Rabin-Williams, blinding and size of Integer r?

Question

I was reading the paper Breaking the Rabin-Williams digital signature system implementation in the Crypto++ library. The library uses blinding, but it was not enough to stop key recovery.

But my question is about the Integer r used for blinding. Crypto++ uses a random integer in the range [1, n-1]. Then, the operation proceeds by calculating m * r (mod N); (m * r)^d (mod N); and finally (m * r) ^d * r^-d (mod N) = m^d (mod N). If n is 3072 bits, then r is effectively 3072 bits.

Since r needs to provide a mask at an equivalent security level of 128-bits, wouldn't a 256-bit integer suffice to mask the operation? In this case, its 128-bits times 2 because there's a 50/50 chance of selecting a 0 or 1. So someone trying to build a system of equations to deduce bits in the private key would need a table at least 2¹²⁸ in size.

Is there criteria in selecting the size of the blinding integer r for Rabin-Williams? Or is it convention (or required) to always use the size of the modulus?

Answer 1

Blinding is usually applied on the whole modulus, and I see no incentive to do otherwise; random is cheap.

---

In RSA, blinding is not always applied as described in the question and article, for efficiency and security reasons: the technique described requires computing $r^d\bmod N$, which is just as costly as the $m^d\bmod N$ operation being protected, and involves the private key, which could be a security issue.

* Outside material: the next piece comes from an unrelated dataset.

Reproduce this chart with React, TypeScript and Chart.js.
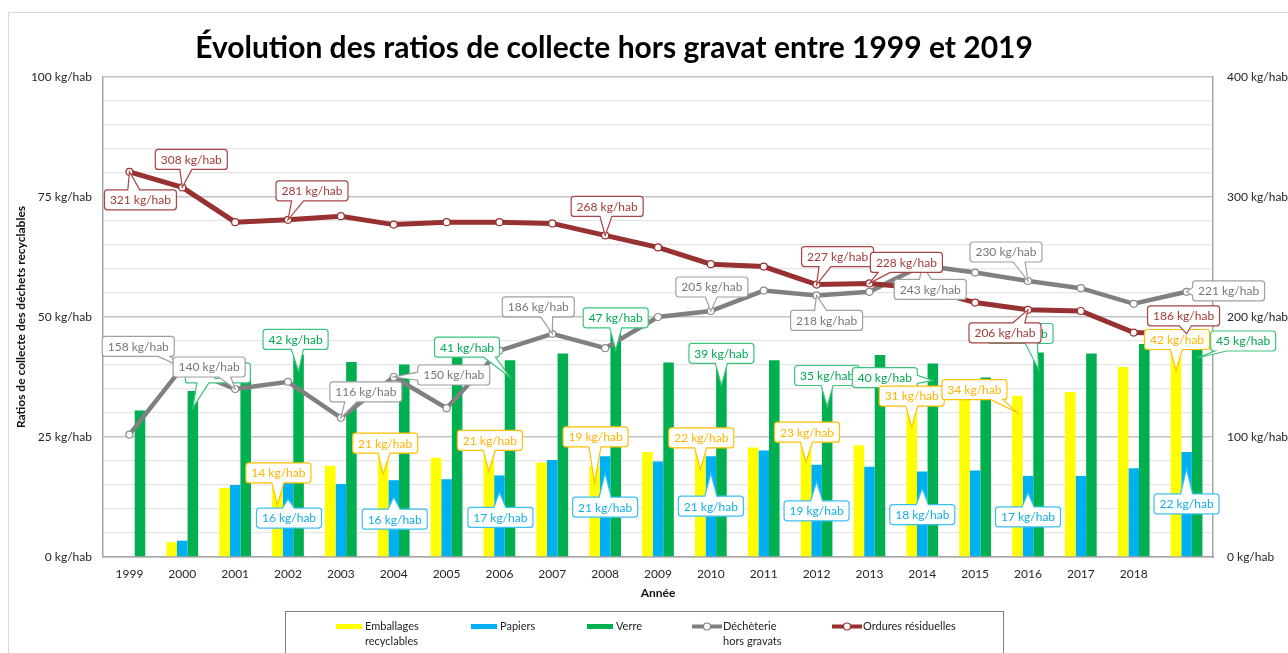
import { useEffect, useRef } from "react";
import { Chart, registerables } from "chart.js";

Chart.register(...registerables);

// ---------- data ----------
const years = ["1999","2000","2001","2002","2003","2004","2005","2006","2007","2008","2009","2010","2011","2012","2013","2014","2015","2016","2017","2018",""];
const emballages = [null, 3.1, 14.4, 14.4, 19.0, 20.8, 20.7, 21.4, 19.7, 19.0, 21.9, 21.7, 22.8, 23.3, 23.3, 30.6, 34.0, 33.6, 34.4, 39.6, 42.4];
const papiers = [null, 3.4, 15.0, 15.6, 15.2, 16.0, 16.2, 17.0, 20.2, 21.0, 19.9, 21.0, 22.2, 19.2, 18.8, 17.8, 18.0, 16.9, 16.9, 18.5, 21.9];
const verre = [30.5, 34.6, 38.5, 42.2, 40.6, 40.1, 42.0, 41.0, 42.4, 46.7, 40.5, 39.3, 41.0, 34.9, 42.1, 40.3, 37.4, 42.6, 42.4, 44.4, 45.0];
const decheterie = [102, 158, 140, 146, 116, 150, 124, 172, 186, 174, 200, 205, 222, 218, 221, 243, 237, 230, 224, 211, 221];
const ordures = [321, 308, 279, 281, 284, 277, 279, 279, 278, 268, 258, 244, 242, 227, 228, 224, 212, 206, 205, 187, 186];
const leftTicks = [0, 25, 50, 75, 100];
const rightTicks = [0, 100, 200, 300, 400];

const TITLE = "Évolution des ratios de collecte hors gravat entre 1999 et 2019";
const Y_TITLE = "Ratios de collecte des déchets recyclables";
const X_TITLE = "Année";
const UNIT = " kg/hab";

// ---------- styles ----------
const C_YELLOW = "#ffff00";
const C_BLUE = "#00b0f0";
const C_GREEN = "#00b050";
const C_GRAY = "#808080";
const C_RED = "#983232";
const FONT = "Lato, 'Open Sans', sans-serif";

const DS_INDEX: Record<string, number> = { emballages: 0, papiers: 1, verre: 2, decheterie: 3, ordures: 4 };
const LABEL_STYLE: Record<string, { text: string; border: string }> = {
  verre: { text: "#00a84f", border: "#3cc47c" },
  emballages: { text: "#ffb400", border: "#ffc000" },
  papiers: { text: "#13aee8", border: "#3cc0f0" },
  decheterie: { text: "#777777", border: "#a0a0a0" },
  ordures: { text: "#a23a3a", border: "#a84444" },
};

// callout placement: offset (px) of box centre from anchor
const CALLOUTS = [
  { s: "verre", i: 1, dx: 25, dy: -35 },
  { s: "verre", i: 3, dx: -3, dy: -32 },
  { s: "verre", i: 7, dx: -43, dy: -30 },
  { s: "verre", i: 9, dx: 0, dy: -32 },
  { s: "verre", i: 11, dx: 0, dy: -32 },
  { s: "verre", i: 13, dx: 0, dy: -31 },
  { s: "verre", i: 15, dx: -48, dy: -3 },
  { s: "verre", i: 17, dx: -18, dy: -36 },
  { s: "verre", i: 20, dx: 46, dy: -17 },
  { s: "emballages", i: 3, dx: 1, dy: -32 },
  { s: "emballages", i: 5, dx: 2, dy: -31 },
  { s: "emballages", i: 7, dx: 1, dy: -31 },
  { s: "emballages", i: 9, dx: 1, dy: -46 },
  { s: "emballages", i: 11, dx: 1, dy: -32 },
  { s: "emballages", i: 13, dx: 1, dy: -30 },
  { s: "emballages", i: 15, dx: 0, dy: -31 },
  { s: "emballages", i: 17, dx: -43, dy: -23 },
  { s: "emballages", i: 20, dx: 1, dy: -31 },
  { s: "papiers", i: 3, dx: 1, dy: 19 },
  { s: "papiers", i: 5, dx: 1, dy: 22 },
  { s: "papiers", i: 7, dx: 1, dy: 25 },
  { s: "papiers", i: 9, dx: 0, dy: 34 },
  { s: "papiers", i: 11, dx: 0, dy: 33 },
  { s: "papiers", i: 13, dx: 0, dy: 29 },
  { s: "papiers", i: 15, dx: 0, dy: 26 },
  { s: "papiers", i: 17, dx: 0, dy: 24 },
  { s: "papiers", i: 20, dx: 0, dy: 35 },
  { s: "decheterie", i: 1, dx: -44, dy: -21 },
  { s: "decheterie", i: 2, dx: -26, dy: -22 },
  { s: "decheterie", i: 4, dx: 25, dy: -26 },
  { s: "decheterie", i: 5, dx: 60, dy: -2 },
  { s: "decheterie", i: 8, dx: -14, dy: -27 },
  { s: "decheterie", i: 11, dx: 1, dy: -24 },
  { s: "decheterie", i: 13, dx: 10, dy: 25 },
  { s: "decheterie", i: 15, dx: 8, dy: 24 },
  { s: "decheterie", i: 17, dx: -22, dy: -29 },
  { s: "decheterie", i: 20, dx: 42, dy: -1 },
  { s: "ordures", i: 0, dx: 11, dy: 28 },
  { s: "ordures", i: 1, dx: 9, dy: -28 },
  { s: "ordures", i: 3, dx: 24, dy: -29 },
  { s: "ordures", i: 9, dx: 2, dy: -29 },
  { s: "ordures", i: 13, dx: 21, dy: -28 },
  { s: "ordures", i: 14, dx: 37, dy: -21 },
  { s: "ordures", i: 17, dx: -23, dy: 23 },
  { s: "ordures", i: 20, dx: -3, dy: -18 },
];

function clamp(v: number, a: number, b: number) {
  return Math.max(a, Math.min(b, v));
}

function calloutPath(ctx: CanvasRenderingContext2D, l: number, t: number, w: number, h: number, rad: number, side: string, b1: number, b2: number, tx: number, ty: number) {
  const r = l + w, b = t + h;
  ctx.beginPath();
  ctx.moveTo(l + rad, t);
  if (side === "top") { ctx.lineTo(b1, t); ctx.lineTo(tx, ty); ctx.lineTo(b2, t); }
  ctx.lineTo(r - rad, t);
  ctx.arcTo(r, t, r, t + rad, rad);
  if (side === "right") { ctx.lineTo(r, b1); ctx.lineTo(tx, ty); ctx.lineTo(r, b2); }
  ctx.lineTo(r, b - rad);
  ctx.arcTo(r, b, r - rad, b, rad);
  if (side === "bottom") { ctx.lineTo(b2, b); ctx.lineTo(tx, ty); ctx.lineTo(b1, b); }
  ctx.lineTo(l + rad, b);
  ctx.arcTo(l, b, l, b - rad, rad);
  if (side === "left") { ctx.lineTo(l, b2); ctx.lineTo(tx, ty); ctx.lineTo(l, b1); }
  ctx.lineTo(l, t + rad);
  ctx.arcTo(l, t, l + rad, t, rad);
  ctx.closePath();
}

const calloutPlugin = {
  id: "callouts",
  afterDatasetsDraw(chart: any) {
    const ctx: CanvasRenderingContext2D = chart.ctx;
    ctx.save();
    ctx.font = `12px ${FONT}`;
    ctx.textAlign = "center";
    ctx.textBaseline = "middle";
    for (const c of CALLOUTS) {
      const di = DS_INDEX[c.s];
      const meta = chart.getDatasetMeta(di);
      const el = meta.data[c.i];
      const value = chart.data.datasets[di].data[c.i];
      if (!el || value == null) continue;
      let tx = el.x, ty = el.y;
      if (meta.type === "bar") ty = Math.min(el.y + 17, el.base);
      const text = `${Math.round(value)}${UNIT}`;
      const w = Math.round(ctx.measureText(text).width + 11);
      const h = 20;
      const cx = tx + c.dx, cy = ty + c.dy;
      const l = cx - w / 2, t = cy - h / 2;
      const rad = 3;
      let side = "right";
      if (ty < t) side = "top";
      else if (ty > t + h) side = "bottom";
      else if (tx < l) side = "left";
      let b1 = 0, b2 = 0;
      if (side === "top" || side === "bottom") {
        const bx = clamp(cx + (tx - cx) * 0.6, l + rad + 7, l + w - rad - 7);
        b1 = bx - 6; b2 = bx + 6;
      } else {
        const by = clamp(cy + (ty - cy) * 0.6, t + rad + 4, t + h - rad - 4);
        b1 = by - 4; b2 = by + 4;
      }
      const st = LABEL_STYLE[c.s];
      calloutPath(ctx, l, t, w, h, rad, side, b1, b2, tx, ty);
      ctx.fillStyle = "#ffffff";
      ctx.fill();
      ctx.lineWidth = 1.2;
      ctx.strokeStyle = st.border;
      ctx.stroke();
      ctx.fillStyle = st.text;
      ctx.fillText(text, cx, cy + 0.5);
    }
    ctx.restore();
  },
};

const decorPlugin = {
  id: "decor",
  afterDraw(chart: any) {
    const ctx: CanvasRenderingContext2D = chart.ctx;
    const area = chart.chartArea;
    ctx.save();
    // outer frame
    ctx.strokeStyle = "#d9d9d9";
    ctx.lineWidth = 1;
    ctx.beginPath();
    ctx.moveTo(8.5, 700);
    ctx.lineTo(8.5, 12.5);
    ctx.lineTo(1300, 12.5);
    ctx.stroke();

    // title
    ctx.fillStyle = "#000000";
    ctx.textAlign = "center";
    ctx.textBaseline = "alphabetic";
    ctx.font = `bold 28px ${FONT}`;
    const tw = ctx.measureText(TITLE).width;
    const size = Math.min(30, 28 * 837 / tw);
    ctx.font = `bold ${size.toFixed(1)}px ${FONT}`;
    ctx.fillText(TITLE, 614, 58);

    // axis titles
    ctx.font = `bold 12px ${FONT}`;
    ctx.textBaseline = "middle";
    ctx.fillStyle = "#111111";
    ctx.fillText(X_TITLE, (area.left + area.right) / 2, 593);
    ctx.save();
    ctx.translate(21, (area.top + area.bottom) / 2);
    ctx.rotate(-Math.PI / 2);
    ctx.fillText(Y_TITLE, 0, 0);
    ctx.restore();

    // legend
    ctx.strokeStyle = "#7f7f7f";
    ctx.lineWidth = 1;
    ctx.strokeRect(285.5, 611.5, 718, 100);
    ctx.font = `11px ${FONT}`;
    ctx.textAlign = "left";
    const items = [
      { x: 336, lines: ["Emballages", "recyclables"], color: C_YELLOW, type: "bar" },
      { x: 471, lines: ["Papiers"], color: C_BLUE, type: "bar" },
      { x: 587, lines: ["Verre"], color: C_GREEN, type: "bar" },
      { x: 692, lines: ["Déchèterie", "hors gravats"], color: C_GRAY, type: "line" },
      { x: 832, lines: ["Ordures résiduelles"], color: C_RED, type: "line" },
    ];
    const ly = 626.5;
    for (const it of items) {
      if (it.type === "bar") {
        ctx.fillStyle = it.color;
        ctx.fillRect(it.x, ly - 2.5, 26, 5);
      } else {
        ctx.strokeStyle = it.color;
        ctx.lineWidth = 4;
        ctx.beginPath();
        ctx.moveTo(it.x, ly);
        ctx.lineTo(it.x + 30, ly);
        ctx.stroke();
        ctx.beginPath();
        ctx.arc(it.x + 15, ly, 3.5, 0, Math.PI * 2);
        ctx.fillStyle = "#ffffff";
        ctx.fill();
        ctx.lineWidth = 1.2;
        ctx.stroke();
      }
      ctx.fillStyle = "#222222";
      it.lines.forEach((s, k) => ctx.fillText(s, it.x + (it.type === "bar" ? 29 : 31), ly + k * 15));
    }
    ctx.restore();
  },
};

export default function App() {
  const ref = useRef<HTMLCanvasElement | null>(null);
  useEffect(() => {
    if (!ref.current) return;
    const tickFont = { family: FONT, size: 12 };
    const chart = new Chart(ref.current, {
      type: "bar",
      data: {
        labels: years,
        datasets: [
          { type: "bar", label: "Emballages recyclables", data: emballages, backgroundColor: C_YELLOW, yAxisID: "y", order: 2, categoryPercentage: 0.6, barPercentage: 1.0 },
          { type: "bar", label: "Papiers", data: papiers, backgroundColor: C_BLUE, yAxisID: "y", order: 2, categoryPercentage: 0.6, barPercentage: 1.0 },
          { type: "bar", label: "Verre", data: verre, backgroundColor: C_GREEN, yAxisID: "y", order: 2, categoryPercentage: 0.6, barPercentage: 1.0 },
          { type: "line", label: "Déchèterie hors gravats", data: decheterie, borderColor: C_GRAY, borderWidth: 4.5, pointRadius: 3.5, pointBackgroundColor: "#ffffff", pointBorderColor: "#8c8c8c", pointBorderWidth: 1.2, yAxisID: "y2", order: 1, tension: 0 },
          { type: "line", label: "Ordures résiduelles", data: ordures, borderColor: C_RED, borderWidth: 5, pointRadius: 3.5, pointBackgroundColor: "#ffffff", pointBorderColor: C_RED, pointBorderWidth: 1.2, yAxisID: "y2", order: 0, tension: 0 },
        ] as any,
      },
      options: {
        animation: false,
        responsive: false,
        layout: { padding: { top: 77, left: 0, right: 0, bottom: 0 } },
        plugins: { legend: { display: false }, title: { display: false }, tooltip: { enabled: false } },
        scales: {
          x: {
            offset: true,
            grid: { display: true, drawOnChartArea: false, drawTicks: false },
            border: { display: true, color: "#a6a6a6", width: 1.5 },
            ticks: { font: tickFont, color: "#262626", padding: 10, autoSkip: false, maxRotation: 0 },
            afterFit: (s: any) => { s.height = 96; },
          },
          y: {
            position: "left",
            min: 0,
            max: 100,
            afterBuildTicks: (s: any) => {
              const t = [];
              for (let v = 0; v <= 100; v += 5) t.push({ value: v });
              s.ticks = t;
            },
            ticks: {
              font: tickFont,
              color: "#262626",
              padding: 11,
              callback: (v: any) => (leftTicks.includes(Number(v)) ? `${v}${UNIT}` : ""),
            },
            grid: {
              drawTicks: false,
              color: (c: any) => (c.tick && leftTicks.includes(c.tick.value) ? "#c4c4c4" : "#e6e6e6"),
              lineWidth: (c: any) => (c.tick && leftTicks.includes(c.tick.value) ? 1.5 : 1.2),
            },
            border: { display: true, color: "#a6a6a6", width: 1.5 },
            afterFit: (s: any) => { s.width = 103; },
          },
          y2: {
            position: "right",
            min: 0,
            max: 400,
            afterBuildTicks: (s: any) => { s.ticks = rightTicks.map((v) => ({ value: v })); },
            ticks: { font: tickFont, color: "#262626", padding: 14, callback: (v: any) => `${v}${UNIT}` },
            grid: { drawOnChartArea: false, drawTicks: false },
            border: { display: true, color: "#a6a6a6", width: 1.5 },
            afterFit: (s: any) => { s.width = 75; },
          },
        },
      } as any,
      plugins: [calloutPlugin, decorPlugin],
    });
    return () => chart.destroy();
  }, []);
  return (
    <div style={{ position: "fixed", left: 0, top: 0, width: 1288, height: 653, background: "#ffffff" }}>
      <canvas ref={ref} width={1288} height={653} style={{ width: 1288, height: 653, display: "block" }} />
    </div>
  );
}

Rather, the archetypal (external) blinding goes:

1. draw random $r$;
2. compute $\hat r=r^e\bmod N$, the blinding factor (since $e$ is typically short compared to $d$, this is much less costly than computing $r^d\bmod N\;$; further, only the public key is involved in computing $r^e\bmod N$, therefore a successful side-channel attack here can't directly endanger the private key);
3. compute $\hat m=m\cdot \hat r\bmod N$, the blinded message (or signature);
4. compute $\hat c=\hat m^d\bmod N$, the blinded result;
5. compute $r'=r^{-1}\bmod N$, the unblinding factor;
6. compute $c=\hat c\cdot r'\bmod N$, the result.

If $r$ was reduced from the width of $N$ to say $256$-bit:

• it would be proportionally less trouble to generate, but that's almost a non-issue in modern security environments, where random is relatively cheap (precisely to enable blinding and masking techniques);
• there would be a problem with very small $e$ like $3$, where $\hat r$ would not have all its bits random; we'd have at least a worry making a convincing argument that this is not a problem w.r.t. power analysis and timing attacks;
• when there's not this problem, the saving in step 2 would be marginal at best; in any case, step 4 dominates all the others for common $e$ like $e\le2^{16}+1$, or even random $e$ as sometime practiced (typically $e<2^{(2^k)}$ with $k\in\{5,6,7,8\}$; see footnote for unusually large $e$);
• we'd save in step 5, significantly relative to step 5, but overall negligibly;
• we'd have at least a worry making a convincing argument that $r'$ is unpredictable enough for our blinding purposes.

So all in all there's no appreciable saving reducing the width of $r$, it can only make attacks even so slightly easier, so why bother?

---

Footnote following comment: computing $r^d\bmod N$ for narrow $r$, rather than wide $r$, can indeed make a difference (like a saving of $1/3$ on this operation) if we use left-to-right scanning of the binary expression of the exponent; because then, while computing $r^d\bmod N$, about one in three modular multiplications is by $r$ (other faster modular exponentiation techniques do not allow so much saving). If we indeed use this exponentiation method and compute $r^d\bmod N$ (or compute $r^e\bmod N$ for unusually large $e$), narrow $r$ would be a saving worth consideration, saving up to about $1/6$ of the overall execution time for large size of $N$, and I do not immediately see that it would cause a security issue.